We have obtained this precious faith “through the righteousness of God and our Savior Jesus Christ.” Faith has been freely bestowed upon us and wrought in us through the merits and mediation of our Lord Jesus Christ who alone is our God, our righteousness, and our Savior. What a glorious object of faith Christ is! What a glorious righteousness we have in and with him by the gift of his grace!

(Psalms 40:9-10)  “I have preached righteousness in the great congregation: lo, I have not refrained my lips, O LORD, thou knowest. (10) I have not hid thy righteousness within my heart; I have declared thy faithfulness and thy salvation: I have not concealed thy lovingkindness and thy truth from the great congregation.”

(Psalms 71:16)  “I will go in the strength of the Lord GOD: I will make mention of thy righteousness, even of thine only.”

Grace and Peace

Now, look at verse 2.

(2 Peter 1:2)  “Grace and peace be multiplied unto you through the knowledge of God, and of Jesus our Lord.”

This is more than an affectionate wish. This is God the Holy Spirit’s assurance that grace and peace shall be constantly multiplied to all who have obtained this precious faith through the righteousness of Christ. Throughout the days of our lives our gracious God will continually cause us to have larger, fuller discoveries of his grace. And the more fully we are aware of his infinite grace, the more we shall enjoy his peace.

How are grace and peace multiplied to us? — “Through the knowledge of God, and of the Lord Jesus Christ.” Everything in the kingdom of God is connected with the knowledge of Christ. Four times, in the first eight verses of this chapter, Peter shows this (vv. 2, 3, 5, 8).

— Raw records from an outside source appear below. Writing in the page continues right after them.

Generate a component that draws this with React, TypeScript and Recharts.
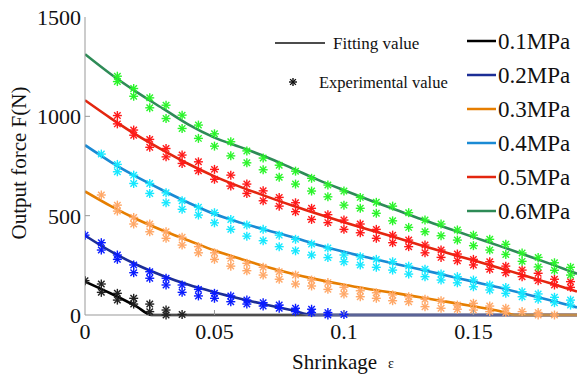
import React from 'react';
import { ComposedChart, Line, Scatter, XAxis, YAxis } from 'recharts';

const FONT = "'Liberation Serif', 'DejaVu Serif', serif";
const txt = (size: number) => ({ fontFamily: FONT, fontSize: size, fill: '#111' });

// fitted curves
const fit01X = [0, 0.01, 0.02, 0.0257, 0.19];
const fit01Y = [168, 108, 42, 0, 0];
const fit02X = [0, 0.01, 0.02, 0.03, 0.04, 0.05, 0.06, 0.07, 0.08, 0.088, 0.19];
const fit02Y = [400, 320, 253, 198, 152, 115, 82, 52, 24, 0, 0];
const fit03X = [0, 0.01, 0.02, 0.03, 0.04, 0.05, 0.06, 0.07, 0.08, 0.09, 0.1, 0.11, 0.12, 0.13, 0.14, 0.15, 0.16, 0.166, 0.19];
const fit03Y = [622, 548, 482, 425, 375, 325, 283, 243, 208, 178, 152, 130, 110, 88, 66, 44, 20, 0, 0];
const fitX = [0, 0.01, 0.02, 0.03, 0.04, 0.05, 0.06, 0.07, 0.08, 0.09, 0.1, 0.11, 0.12, 0.13, 0.14, 0.15, 0.16, 0.17, 0.18, 0.19];
const fit04Y = [855, 770, 695, 628, 565, 508, 465, 428, 392, 352, 318, 287, 257, 228, 198, 168, 138, 106, 73, 38];
const fit05Y = [1081, 990, 905, 830, 760, 698, 645, 597, 551, 508, 467, 428, 390, 350, 312, 275, 237, 198, 158, 118];
const fit06Y = [1313, 1212, 1122, 1040, 958, 893, 845, 795, 738, 680, 628, 578, 530, 482, 437, 392, 348, 302, 256, 208];

// experimental points, two runs per pressure
const expX = [0, 0.0063, 0.0125, 0.0188, 0.025, 0.0313, 0.0375, 0.0438, 0.05, 0.0563, 0.0625, 0.0688, 0.075, 0.0813, 0.0875, 0.0938, 0.1, 0.1063, 0.1125, 0.1188, 0.125, 0.1313, 0.1375, 0.1438, 0.15, 0.1563, 0.1625, 0.1688, 0.175, 0.1813, 0.1875];
const exp01a = [173, 156, 109, 84, 55, 25, 3];
const exp01b = [null, 114, 75, 55, 17, 0];
const exp02a = [402, 364, 302, 252, 218, 185, 151, 129, 109, 96, 75, 62, 50, 34, 29, 12, 3];
const exp02b = [null, 327, 280, 213, 185, 151, 114, 96, 84, 67, 55, 45, 34, 17, 12, 0];
const exp03a = [null, 604, 553, 491, 458, 419, 391, 344, 313, 285, 260, 240, 218, 201, 176, 163, 139, 122, 112, 101, 92, 79, 72, 50, 59, 45, 34, 17, 12, 0];
const exp03b = [null, null, 523, 458, 419, 386, 352, 313, 280, 246, 223, 201, 180, 156, 146, 129, 106, 92, 84, 72, 67, 42, 34, 29, 25, 17, 12, null, 0];
const exp04a = [null, 810, 758, 704, 662, 615, 575, 542, 515, 481, 453, 431, 402, 381, 357, 337, 302, 293, 280, 268, 246, 230, 206, 193, 176, 151, 139, 117, 106, 89, 75];
const exp04b = [null, null, 721, 662, 612, 565, 532, 503, 464, 431, 397, 374, 344, 323, 302, 289, 268, 252, 240, 226, 206, 193, 176, 162, 142, 126, 109, 92, 79, 62, 50];
const exp05a = [null, null, 1004, 931, 884, 838, 805, 771, 733, 704, 659, 625, 592, 565, 537, 505, 478, 458, 431, 402, 377, 352, 327, 307, 280, 268, 246, 226, 210, 180, 168];
const exp05b = [null, null, 962, 905, 844, 796, 763, 726, 683, 649, 612, 575, 548, 520, 481, 465, 431, 414, 386, 364, 344, 313, 290, 273, 252, 230, 213, 193, 173, 151, 139];
const exp06a = [null, null, 1202, 1140, 1093, 1056, 1006, 956, 912, 872, 826, 790, 754, 724, 688, 654, 624, 592, 567, 548, 515, 478, 458, 428, 402, 381, 356, 312, 290, 263, 240];
const exp06b = [null, null, 1175, 1101, 1043, 989, 939, 889, 850, 801, 766, 731, 693, 659, 624, 595, 553, 537, 512, 474, 441, 419, 399, 377, 349, 327, 305, 270, 242, 225, 201];

const xTicks = [0, 0.05, 0.1, 0.15];
const yTicks = [0, 500, 1000, 1500];
const pressures = ['0.1MPa', '0.2MPa', '0.3MPa', '0.4MPa', '0.5MPa', '0.6MPa'];
const fitColors = ['#000000', '#1c2e96', '#e67e00', '#1a8ad4', '#e3260f', '#2e8b57'];
const expColors = ['#222222', '#0a1cff', '#ffa868', '#16e8ff', '#ff1a1a', '#2af52a'];

const toLine = (xs: number[], ys: number[]) => xs.map((x, i) => ({ x, y: ys[i] }));
const toPoints = (...runs: (number | null)[][]) => {
  const pts: { x: number; y: number }[] = [];
  runs.forEach(run => run.forEach((v, i) => { if (v != null) pts.push({ x: expX[i], y: v }); }));
  return pts;
};

const fits = [
  toLine(fit01X, fit01Y),
  toLine(fit02X, fit02Y),
  toLine(fit03X, fit03Y),
  toLine(fitX, fit04Y),
  toLine(fitX, fit05Y),
  toLine(fitX, fit06Y),
];
const exps = [
  toPoints(exp01a, exp01b),
  toPoints(exp02a, exp02b),
  toPoints(exp03a, exp03b),
  toPoints(exp04a, exp04b),
  toPoints(exp05a, exp05b),
  toPoints(exp06a, exp06b),
];

const Star = ({ cx, cy, color, r = 4.5 }: any) => {
  if (cx == null || cy == null) return null;
  const d = r * 0.72;
  return (
    <g stroke={color} strokeWidth={1.4}>
      <line x1={cx - r} y1={cy} x2={cx + r} y2={cy} />
      <line x1={cx} y1={cy - r} x2={cx} y2={cy + r} />
      <line x1={cx - d} y1={cy - d} x2={cx + d} y2={cy + d} />
      <line x1={cx - d} y1={cy + d} x2={cx + d} y2={cy - d} />
    </g>
  );
};

const XTick = ({ x, y, payload }: any) => (
  <g>
    {payload.value !== 0 && <line x1={x} y1={y} x2={x} y2={y - 5} stroke="#999" />}
    <text x={x} y={y + 24} textAnchor="middle" style={txt(22)}>
      {payload.value}
    </text>
  </g>
);

const TopTick = ({ x, y, payload }: any) =>
  payload.value !== 0 ? <line x1={x} y1={y} x2={x} y2={y + 5} stroke="#999" /> : null;

const YTick = ({ x, y, payload }: any) => (
  <g>
    {payload.value !== 0 && payload.value !== 1500 && <line x1={x} y1={y} x2={x + 5} y2={y} stroke="#999" />}
    <text x={x - 4} y={y + 8} textAnchor="end" style={txt(22)}>
      {payload.value}
    </text>
  </g>
);

export default function App() {
  return (
    <div style={{ position: 'absolute', left: 0, top: 0, width: 577, height: 376, background: '#fff', overflow: 'hidden' }}>
      <ComposedChart width={577} height={376} margin={{ top: 17, right: 0, bottom: 0, left: 0 }}>
        <XAxis
          dataKey="x"
          type="number"
          domain={[0, 0.19]}
          ticks={xTicks}
          allowDataOverflow
          height={61}
          stroke="#999"
          tickLine={false}
          tickSize={0}
          tickMargin={0}
          tick={<XTick />}
        />
        <XAxis
          xAxisId="top"
          orientation="top"
          dataKey="x"
          type="number"
          domain={[0, 0.19]}
          ticks={xTicks}
          height={0}
          stroke="#999"
          tickLine={false}
          tickSize={0}
          tickMargin={0}
          tick={<TopTick />}
        />
        <YAxis
          dataKey="y"
          type="number"
          domain={[0, 1500]}
          ticks={yTicks}
          width={85}
          stroke="#999"
          tickLine={false}
          tickSize={0}
          tickMargin={0}
          tick={<YTick />}
        />
        {exps.map((pts, i) => (
          <Scatter
            key={'e' + i}
            data={pts}
            isAnimationActive={false}
            shape={(p: any) => <Star cx={p.cx} cy={p.cy} color={expColors[i]} />}
          />
        ))}
        {fits.map((pts, i) => (
          <Line
            key={'f' + i}
            data={pts}
            dataKey="y"
            type="monotone"
            stroke={fitColors[i]}
            strokeWidth={2.6}
            dot={false}
            activeDot={false}
            isAnimationActive={false}
          />
        ))}
      </ComposedChart>
      <svg width={577} height={376} style={{ position: 'absolute', left: 0, top: 0, pointerEvents: 'none' }}>
        <text transform="translate(26,163) rotate(-90)" textAnchor="middle" style={txt(21)}>
          Output force F(N)
        </text>
        <text x={292} y={369} style={txt(21)}>Shrinkage</text>
        <text x={388} y={368} style={txt(14)}>ε</text>
        <line x1={275} y1={43} x2={325} y2={43} stroke="#111" strokeWidth={1.6} />
        <text x={333} y={49} style={txt(17)}>Fitting value</text>
        <Star cx={293} cy={82} color="#111" r={4} />
        <text x={319} y={88} style={txt(16.5)}>Experimental value</text>
        {pressures.map((p, i) => (
          <g key={p}>
            <line x1={467} y1={41 + i * 34} x2={496} y2={41 + i * 34} stroke={fitColors[i]} strokeWidth={2.5} />
            <text x={498} y={49 + i * 34} style={txt(23)}>{p}</text>
          </g>
        ))}
      </svg>
    </div>
  );
}
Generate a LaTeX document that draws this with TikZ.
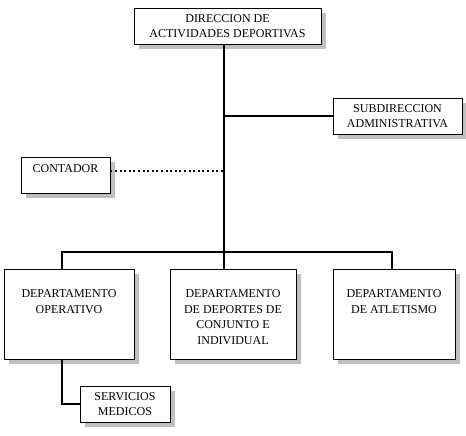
\documentclass[tikz,border=0pt]{standalone}
\usepackage{fontspec}
\setmainfont{Liberation Serif}
\usetikzlibrary{positioning,shadows}
\tikzset{
  unit/.style={draw=black, line width=0.9pt, fill=white, align=center,
    inner sep=0pt, font=\fontsize{12}{15.5}\selectfont,
    drop shadow={shadow xshift=5pt, shadow yshift=-5pt, fill=black!25, opacity=1}},
  deptbox/.style={unit, minimum width=#1, minimum height=90pt},
  deptname/.style={align=center, inner sep=0pt, font=\fontsize{12}{15.5}\selectfont},
  conn/.style={line width=1.8pt, line cap=rect},
  dotline/.style={line width=2pt, dash pattern=on 2pt off 2.6pt}
}
\begin{document}
\begin{tikzpicture}[x=1pt,y=-1pt]
      \useasboundingbox (0,0) rectangle (466,436);
      % cajas
      \node[unit, minimum width=187pt, minimum height=36pt] (dir) at (227.5,26)
        {DIRECCION DE\\ACTIVIDADES DEPORTIVAS};
      \node[unit, minimum width=129pt, minimum height=36pt] (sub) at (397.5,116)
        {SUBDIRECCION\\ADMINISTRATIVA};
      \node[unit, minimum width=89pt, minimum height=36pt, text depth=12pt] (cont) at (65.5,175)
        {CONTADOR};
      \node[deptbox=130pt] (opr) at (69,314) {};
      \node[deptbox=126pt] (dep) at (233,314) {};
      \node[deptbox=122pt] (atl) at (394,314) {};
      \node[deptname, below=21pt of opr.north] (oprtxt) {DEPARTAMENTO\\OPERATIVO};
      \node[deptname, below=21pt of dep.north] (deptxt)
        {DEPARTAMENTO\\DE DEPORTES DE\\CONJUNTO E\\INDIVIDUAL};
      \node[deptname, below=21pt of atl.north] (atltxt) {DEPARTAMENTO\\DE ATLETISMO};
      \node[unit, minimum width=90pt, minimum height=36pt] (med) at (125,404)
        {SERVICIOS\\MEDICOS};
      % lineas
      \coordinate (bar) at (224,252);
      \coordinate (jsub) at (224,116);
      \coordinate (jcont) at (224,171);
      \coordinate (bl) at (62,252);
      \coordinate (br) at (392,252);
      \draw[conn] (dir.south -| bar) -- (bar);
      \draw[conn] (jsub) -- (sub.west);
      \draw[dotline] (cont.east |- jcont) -- (jcont);
      \draw[conn] (bl) -- (br);
      \draw[conn] (bl) -- (bl |- opr.north);
      \draw[conn] (bar) -- (bar |- dep.north);
      \draw[conn] (br) -- (br |- atl.north);
      \draw[conn] (opr.south -| bl) -- (bl |- med.west) -- (med.west);
\end{tikzpicture}
\end{document}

(2 Peter 1:2-3)  “Grace and peace be multiplied unto you through the knowledge of God, and of Jesus our Lord, (3) According as his divine power hath given unto us all things that pertain unto life and godliness, through the knowledge of him that hath called us to glory and virtue:”

(2 Peter 1:5)  “And beside this, giving all diligence, add to your faith virtue; and to virtue knowledge;”

(2 Peter 1:8)  “For if these things be in you, and abound, they make you that ye shall neither be barren nor unfruitful in the knowledge of our Lord Jesus Christ.”

And every enlargement of the knowledge of Christ brings multiplied grace and peace. Then, in verse 9, he tells us, “But he that lacketh these things is blind.

The Power

In the third verse we discover the source and cause of that blessed, saving knowledge we have of the Lord Jesus Christ. It is not a knowledge that is attained by disciplined study, learning, or human exercise of any kind. No, no! This blessed, saving, increasing knowledge of Christ is bestowed upon chosen, redeemed sinners by the omnipotent power and grace of God the Holy Spirit in effectual grace and calling.

(2 Peter 1:3)  “According as his divine power hath given unto us all things that pertain unto life and godliness, through the knowledge of him that hath called us to glory and virtue.”

Notice the opening words of verse 3. — “According as.” The faith we possess, the grace and peace we experience in Christ, the knowledge we have of Christ, all are “according as his divine power hath given us all things that pertain unto life and godliness.” What is included in this unspeakable gift of God? What is not included? The divine power of God the Holy Spirit, giving us life and faith in Christ by the omnipotent call of his grace in regeneration has “given us all things that pertain unto life and godliness!” What a vast, vast, incomprehensible, all-comprehensive gift!

·      The call spoken of here is not the call that you hear from the preacher; but the irresistible call of God the Holy Spirit that gives life to the dead — (Ezek. 16, 33, — Lazarus — Zacchaeus).

·      God the Holy Spirit has called us to glory in the world to come.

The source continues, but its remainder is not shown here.